1. Shift budget toward proven acquisition channels

Analyze cost per acquisition and conversion rates across all active channels. Increasing spend on channels with strong performance can scale results quickly without creative changes.

2. Prioritize high‑intent audiences

Audiences with higher purchase intent typically convert at significantly higher rates. Allocating more budget toward these segments improves efficiency and shortens the sales cycle.

3. Reinforce the retargeting layer

Many campaigns spend heavily on top‑of‑funnel awareness but underinvest in retargeting. Strengthening the retargeting budget ensures that interested prospects are repeatedly exposed to the offer.

When Creative Changes Still Matter

Budget optimization should not replace creative testing entirely.
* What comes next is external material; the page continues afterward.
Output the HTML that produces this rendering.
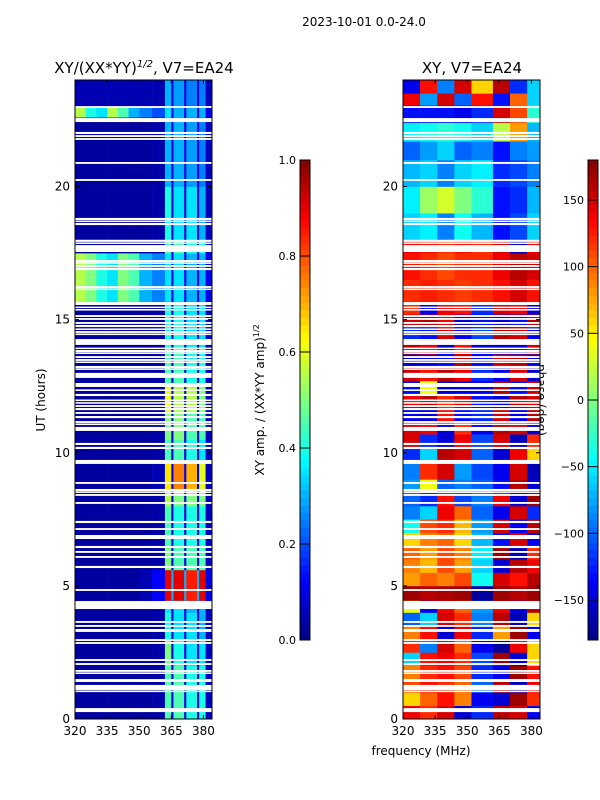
<!DOCTYPE html>
<html><head><meta charset="utf-8"><style>
body{margin:0;background:#fff;width:600px;height:800px;overflow:hidden;font-family:"Liberation Sans","DejaVu Sans",sans-serif}
svg{display:block}
text{font-family:"DejaVu Sans","Liberation Sans",sans-serif;fill:#000}
</style></head><body>
<svg id="fig" width="600" height="800">
<text x="364" y="26" font-size="12" text-anchor="middle">2023-10-01 0.0-24.0</text>
<text x="144" y="73" font-size="15" text-anchor="middle">XY/(XX*YY)<tspan dy="-6" font-size="10" font-style="italic">1/2</tspan><tspan dy="6">, V7=EA24</tspan></text>
<text x="472" y="73" font-size="15" text-anchor="middle">XY, V7=EA24</text>
<text x="45" y="400" font-size="12" text-anchor="middle" transform="rotate(-90 45 400)">UT (hours)</text>
<text x="421" y="755" font-size="12" text-anchor="middle">frequency (MHz)</text>
<text x="264" y="400" font-size="12" text-anchor="middle" transform="rotate(-90 264 400)">XY amp. / (XX*YY amp)<tspan dy="-5" font-size="8">1/2</tspan></text>
<text x="537" y="400" font-size="12" text-anchor="middle" transform="rotate(90 537 400)">phase (deg)</text>
<g id="g"></g>
</svg>
<script>
// ---- data ----
const ampFreqEdges=[320,325,330,335,340,345,350,356,362,365,366,371,372,377,378,381,384];
const ampTimeEdges=[0,1,2,3,4,4.45,5.6,6.5,8,8.6,9.6,10.5,11.5,12.5,14,15.6,17.5,18,20,22.6,23.0,24];
const ampValues=[
[0.03,0.03,0.03,0.03,0.03,0.03,0.03,0.04,0.45,0.1,0.45,0.1,0.4,0.1,0.4,0.06],
[0.03,0.03,0.03,0.03,0.03,0.03,0.03,0.04,0.45,0.1,0.45,0.1,0.4,0.1,0.4,0.06],
[0.03,0.03,0.03,0.03,0.03,0.03,0.03,0.04,0.5,0.1,0.4,0.1,0.35,0.1,0.35,0.06],
[0.03,0.03,0.03,0.03,0.03,0.03,0.03,0.04,0.4,0.1,0.35,0.1,0.35,0.1,0.3,0.06],
[0.03,0.03,0.03,0.03,0.03,0.03,0.03,0.04,0.35,0.1,0.35,0.1,0.3,0.1,0.3,0.06],
[0.03,0.03,0.03,0.03,0.03,0.03,0.05,0.12,0.9,0.3,0.9,0.3,0.85,0.3,0.9,0.1],
[0.03,0.03,0.03,0.03,0.03,0.03,0.03,0.04,0.5,0.1,0.45,0.1,0.45,0.1,0.45,0.06],
[0.03,0.03,0.03,0.03,0.03,0.03,0.03,0.04,0.45,0.1,0.4,0.1,0.4,0.1,0.4,0.06],
[0.03,0.03,0.03,0.03,0.03,0.03,0.03,0.04,0.55,0.1,0.5,0.1,0.5,0.1,0.5,0.06],
[0.03,0.03,0.03,0.03,0.03,0.03,0.03,0.05,0.65,0.12,0.75,0.12,0.7,0.12,0.6,0.06],
[0.03,0.03,0.03,0.03,0.03,0.03,0.03,0.04,0.45,0.1,0.45,0.1,0.4,0.1,0.35,0.06],
[0.03,0.03,0.03,0.03,0.03,0.03,0.03,0.04,0.5,0.1,0.5,0.1,0.45,0.1,0.45,0.06],
[0.03,0.03,0.03,0.03,0.03,0.03,0.03,0.04,0.6,0.1,0.55,0.1,0.55,0.1,0.5,0.06],
[0.03,0.03,0.03,0.03,0.03,0.03,0.03,0.04,0.45,0.1,0.45,0.1,0.4,0.1,0.4,0.06],
[0.03,0.03,0.03,0.03,0.03,0.03,0.03,0.04,0.4,0.1,0.4,0.1,0.35,0.1,0.35,0.06],
[0.55,0.5,0.4,0.35,0.5,0.45,0.3,0.25,0.35,0.12,0.35,0.12,0.3,0.12,0.3,0.1],
[0.03,0.03,0.03,0.03,0.03,0.03,0.03,0.04,0.45,0.1,0.45,0.1,0.4,0.1,0.4,0.06],
[0.03,0.03,0.03,0.03,0.03,0.03,0.03,0.04,0.4,0.1,0.35,0.1,0.35,0.1,0.3,0.06],
[0.03,0.03,0.03,0.03,0.03,0.03,0.03,0.04,0.3,0.1,0.3,0.1,0.28,0.1,0.25,0.06],
[0.55,0.4,0.35,0.55,0.45,0.3,0.25,0.2,0.35,0.12,0.3,0.12,0.3,0.12,0.3,0.1],
[0.05,0.05,0.05,0.05,0.05,0.05,0.05,0.05,0.3,0.1,0.28,0.1,0.25,0.1,0.25,0.06]
];
const phFreqEdges=[320,328,336,344,352,362,370,378,384];
const phTimeEdges=[0,0.5,1,1.5,2,2.5,3,3.5,4,4.45,5,5.5,6,6.5,7,7.5,8,8.5,9,9.7,10.2,10.7,11.2,11.7,12.2,12.7,13.2,13.7,14.2,14.7,15.2,15.6,16.5,17.5,18,19,20,21,21.7,22.4,23.05,23.5,24];
const phValues=[
[140,120,150,-150,-120,160,150,-140],
[60,100,130,90,-140,-150,170,120],
[110,130,120,100,-100,160,-160,140],
[90,120,130,110,-120,-140,170,130],
[-60,130,140,120,-110,170,-150,60],
[120,-90,150,100,-140,-170,140,60],
[90,130,-150,140,-120,80,170,-140],
[-100,-60,150,120,-90,160,-160,60],
[40,-140,140,100,-80,140,-150,160],
[170,160,165,170,-170,170,160,170],
[80,100,90,110,-40,150,130,160],
[90,70,110,80,-60,-150,160,140],
[100,80,110,90,-50,170,-160,120],
[60,90,100,60,-70,-130,150,-140],
[-40,110,120,70,-80,150,-140,160],
[-90,-60,140,100,-100,-140,150,-120],
[-100,-120,130,-110,-90,140,-150,170],
[-80,40,-100,-90,-100,-130,160,-150],
[-90,120,150,-80,-110,-140,150,-160],
[-120,-60,160,150,-100,-150,140,60],
[150,-120,-150,140,-110,150,-160,120],
[150,140,-150,120,-140,160,150,-150],
[-140,-150,130,-130,-120,150,-140,160],
[140,160,120,150,-130,-150,160,150],
[-130,40,-150,-140,-140,160,-130,150],
[150,130,160,140,-120,-140,150,-150],
[-150,-140,-130,160,-130,150,160,-140],
[160,140,-150,130,-140,-150,-140,150],
[-120,-130,150,-140,-110,160,150,-140],
[150,160,140,-150,-130,-150,-130,160],
[120,-140,140,130,-120,150,140,-150],
[120,125,120,115,120,130,150,130],
[130,120,110,120,120,140,160,150],
[140,130,120,130,120,150,-160,140],
[-60,-50,-90,-40,-70,-130,-110,-60],
[-50,10,30,0,-30,-130,-120,-70],
[-70,-60,-90,-60,-50,-120,-110,-90],
[-100,-80,-60,-100,-90,-130,-90,-80],
[-50,-40,-30,-40,-60,20,80,-70],
[-130,-130,-130,-140,-120,150,110,-30],
[140,-80,150,-100,130,-130,100,-60],
[-140,130,-90,150,60,160,-120,-60]
];
const flagStart=[0.26,1.01,1.09,1.39,1.69,1.77,2.03,2.18,2.82,2.93,3.27,3.46,3.61,4.13,4.81,5.67,6.05,6.24,6.42,6.76,7.10,7.36,8.08,8.38,8.49,8.56,8.83,9.58,10.14,10.29,10.82,11.04,11.12,11.30,11.46,11.60,11.72,11.84,11.94,12.13,12.32,12.47,12.81,13.11,13.18,13.37,13.45,13.56,13.71,13.78,13.90,14.05,14.42,14.50,14.61,14.72,14.84,14.99,15.10,15.34,15.44,15.55,16.11,16.19,16.86,16.98,17.09,17.16,17.54,17.84,17.92,18.55,18.67,18.74,20.21,20.85,21.75,21.86,21.97,22.42,22.95];
const flagEnd=[0.41,1.07,1.28,1.50,1.75,1.84,2.10,2.25,2.89,3.00,3.38,3.53,3.68,4.43,4.88,5.75,6.12,6.31,6.50,6.91,7.17,7.44,8.15,8.45,8.55,8.64,8.90,9.73,10.22,10.37,10.97,11.10,11.19,11.38,11.53,11.68,11.79,11.90,12.00,12.21,12.38,12.62,13.00,13.17,13.26,13.43,13.52,13.63,13.77,13.86,13.95,14.27,14.48,14.57,14.67,14.80,14.91,15.06,15.17,15.40,15.49,15.66,16.17,16.26,16.94,17.05,17.15,17.24,17.80,17.90,18.00,18.63,18.72,18.82,20.28,20.92,21.82,21.93,22.05,22.57,23.02];
const xTicks=[320,335,350,365,380];
const yTicks=[0,5,10,15,20];
const ampCbTicks=[0,0.2,0.4,0.6,0.8,1.0];
const phCbTicks=[-150,-100,-50,0,50,100,150];

// ---- helpers ----
const NS='http://www.w3.org/2000/svg';
const G=document.getElementById('g');
function jet(v){v=Math.max(0,Math.min(1,v));
 const r=Math.max(0,Math.min(1,1.5-Math.abs(4*v-3)));
 const g=Math.max(0,Math.min(1,1.5-Math.abs(4*v-2)));
 const b=Math.max(0,Math.min(1,1.5-Math.abs(4*v-1)));
 return `rgb(${Math.round(r*255)},${Math.round(g*255)},${Math.round(b*255)})`;}
function el(tag,attrs,parent){const e=document.createElementNS(NS,tag);for(const k in attrs)e.setAttribute(k,attrs[k]);(parent||G).appendChild(e);return e;}
const PT=80,PB=719;
function yScale(h){return PB-(h/24)*(PB-PT);}
function makeX(left,right){return f=>left+(f-320)/(384-320)*(right-left);}

function panel(name,left,right,fEdges,tEdges,vals,cmap){
 const xs=makeX(left,right);
 const grp=el('g',{});
 
 
 for(let i=0;i<vals.length;i++){
  for(let j=0;j<vals[i].length;j++){
   const x0=xs(fEdges[j]),x1=xs(fEdges[j+1]),y0=yScale(tEdges[i+1]),y1=yScale(tEdges[i]);
   const r=el('rect',{x:x0,y:y0,width:x1-x0+0.3,height:y1-y0+0.3,fill:cmap(vals[i][j])},grp);
   
   
  }
 }
 for(let k=0;k<flagStart.length;k++){
  const y0=yScale(flagEnd[k]),y1=yScale(flagStart[k]);
  const r=el('rect',{x:left,y:y0,width:right-left,height:Math.max(1.5,y1-y0),fill:'#fff'},grp);
  
  
 }
 const fr=el('rect',{x:left,y:PT,width:right-left,height:PB-PT,fill:'none',stroke:'#000','stroke-width':1});
 
 
 xTicks.forEach(t=>{const x=xs(t);
  el('line',{x1:x,x2:x,y1:PB,y2:PB-4,stroke:'#000'});el('line',{x1:x,x2:x,y1:PT,y2:PT+4,stroke:'#000'});
  const tx=el('text',{x:x,y:PB+16,'font-size':12,'text-anchor':'middle'});tx.textContent=t;
  
  
 });
 yTicks.forEach(t=>{const y=yScale(t);
  el('line',{x1:left,x2:left+4,y1:y,y2:y,stroke:'#000'});el('line',{x1:right,x2:right-4,y1:y,y2:y,stroke:'#000'});
  const tx=el('text',{x:left-5,y:y+4,'font-size':12,'text-anchor':'end'});tx.textContent=t;
  
  
 });
}
panel('amplitude-heatmap',75,212,ampFreqEdges,ampTimeEdges,ampValues,v=>jet(v));
panel('phase-heatmap',403,540,phFreqEdges,phTimeEdges,phValues,v=>jet((v+180)/360));

function colorbar(name,x,vmin,vmax,ticks,fmt){
 const top=160,bot=640,w=10;
 const grp=el('g',{});
 
 
 const n=64;
 for(let i=0;i<n;i++){
  const y0=bot-(i+1)*(bot-top)/n;
  el('rect',{x:x,y:y0,width:w,height:(bot-top)/n+0.5,fill:jet((i+0.5)/n)},grp);
 }
 el('rect',{x:x,y:top,width:w,height:bot-top,fill:'none',stroke:'#000'},grp);
 ticks.forEach(t=>{const y=bot-(t-vmin)/(vmax-vmin)*(bot-top);
  el('line',{x1:x,x2:x+w,y1:y,y2:y,stroke:'#000'},grp);
  const tx=el('text',{x:x-4,y:y+4,'font-size':11,'text-anchor':'end'},grp);tx.textContent=fmt(t);
  
  
 });
}
colorbar('amp-colorbar',300,0,1,ampCbTicks,t=>t.toFixed(1));
colorbar('phase-colorbar',588,-180,180,phCbTicks,t=>t<0?'\u2212'+(-t):String(t));
</script>
</body></html>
If all channels and audiences show weak engagement, the message itself may indeed be the issue.

Creative changes become necessary when:

  • Click‑through rates are consistently low across all segments

  • Engagement metrics decline even with adequate reach

  • Competitor campaigns clearly outperform similar offers

In these cases, updating the creative strategy becomes the priority.

Conclusion

Marketing performance rarely depends on a single factor. However, before investing significant time in new creatives, marketers should first examine how budgets are allocated.

Shifting resources toward high‑performing channels, audiences, and funnel stages can deliver faster improvements and better return on investment. In many cases, optimizing where the money goes is more impactful than changing what the ads say.